Just guessing, but I suspect the "complex reaction"
is hiding a requirement that this process take place
at pressures typical only of stellar interiors.

One wonders a bit, if the reaction is so productive,
that it is not used in weapons or tokomak projects
compared to deuterium or tritium, since 11B5 seems to
be the _majority_ isotope, and thus abundant and
presumably cheap:



It doesn't work in magnetic fusion reactors because
the bremsstrahlung losses exceed the fusion output
(this is true of anything beyond DT, D3He, or perhaps
DD).

In a bomb, the compressed fuel is enclosed in a capsule
that retards the escape of radiation. It comes into
thermodynamic equilibrium with the photons, which
assume a blackbody spectrum at the temperature of the
fuel.

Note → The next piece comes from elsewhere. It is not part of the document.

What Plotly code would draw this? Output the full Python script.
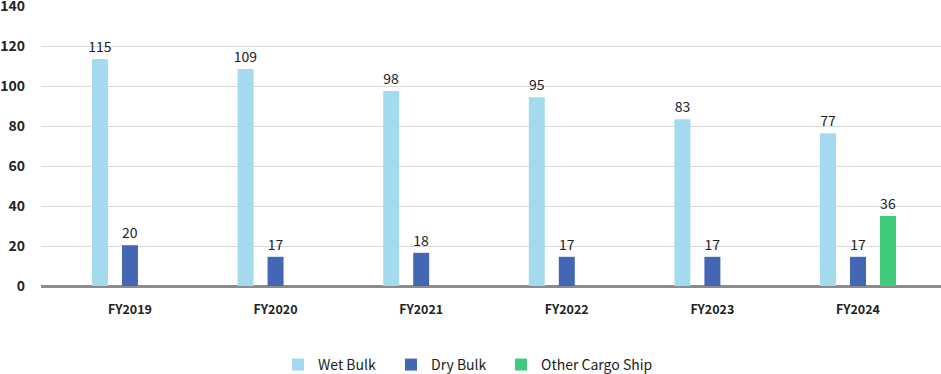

The energy per volume of this radiation goes
as T^4, so the hotter the fuel, the more energy bleeds off into
this radiation bath, and the more the fuel has to be
compressed to compensate. High Z materials are also
harder to compress.

Anyway, deuterium is also pretty cheap, as nuclear weapons
systems go.

BTW, 11B+p is not aneutronic, since there are neutron-producing
side reactions like 4He + 11B -- 14N + n, as well as
p + 11B -- 12C + gamma that produces a very hard photon.